Despite gray economic times, the Pantone Color Institute has predicted yellow will provide an optimistic and influential glimmer of hope in 2009 in design, fashion and in the home market as reported yesterday on AT Chicago. Pantone specifically cited "mimosa," a vibrant shade of yellow derived from the flowers of the mimosa tree (as well as the brunch-favorite cocktail), as the top shade of the new year. Good news, as our living room is painted yellow! Some further details and examples of yellow throughout the home from our Los Angeles house tours below...
Kim and Paul Famighetti's Twin Peak Austin home is filled with yellow from top to bottom.
"I think it's just the most wonderful symbolic color of the future," says Leatrice Eiseman, executive director of the Pantone Color Institute. "It's invariably connected to warmth, sunshine and cheer — all the good things we're in dire need of right now."
In the spring fashion collections previewed earlier in the fall for retailers and editors, pops of yellow brightened the runways of Carolina Herrera — who called her favorite shade marigold — Badgley Mischka, Zac Posen and Michael Kors, among others.

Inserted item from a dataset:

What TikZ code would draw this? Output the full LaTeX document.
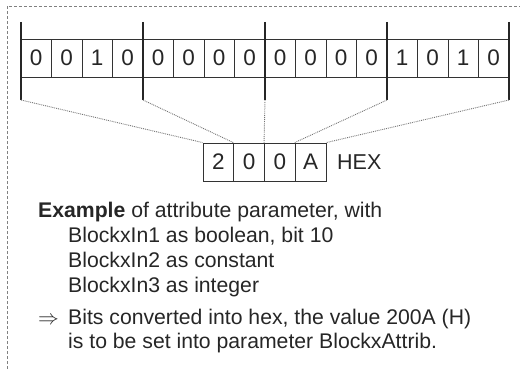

Kors even included a retro yellow polka-dot bikini that clearly harkened back to a more upbeat time.
The fashion world first embraced orange a few years ago and that has evolved into yellow, which had already been gaining popularity in the home market, too.
"People know yellow lightens up the atmosphere," Eiseman says.
Our own Abby's mom's West Village apartment showcases some vibrant use of yellow.
Home-goods companies based in Paris and Milan, Italy, have already been heavily influenced by yellow, says Tom Mirabile, vice president of global trends and design at Lifetime Brands, Inc., whose portfolio includes Cuisinart, Farberware and Pfaltzgraff.
It helps that it looks good in florals and has a close association with nature, a driving force in the marketplace right now, and it complements current favorites green and purple. (In 2008, "blue iris," a purple-tinged blue, was color of the year.)
"I'd say you should get used to seeing yellow in places you're not used to seeing it," Eiseman says.
Use yellow in unexpected places, like Ben and Polly have in their bathroom in Sherman Oaks.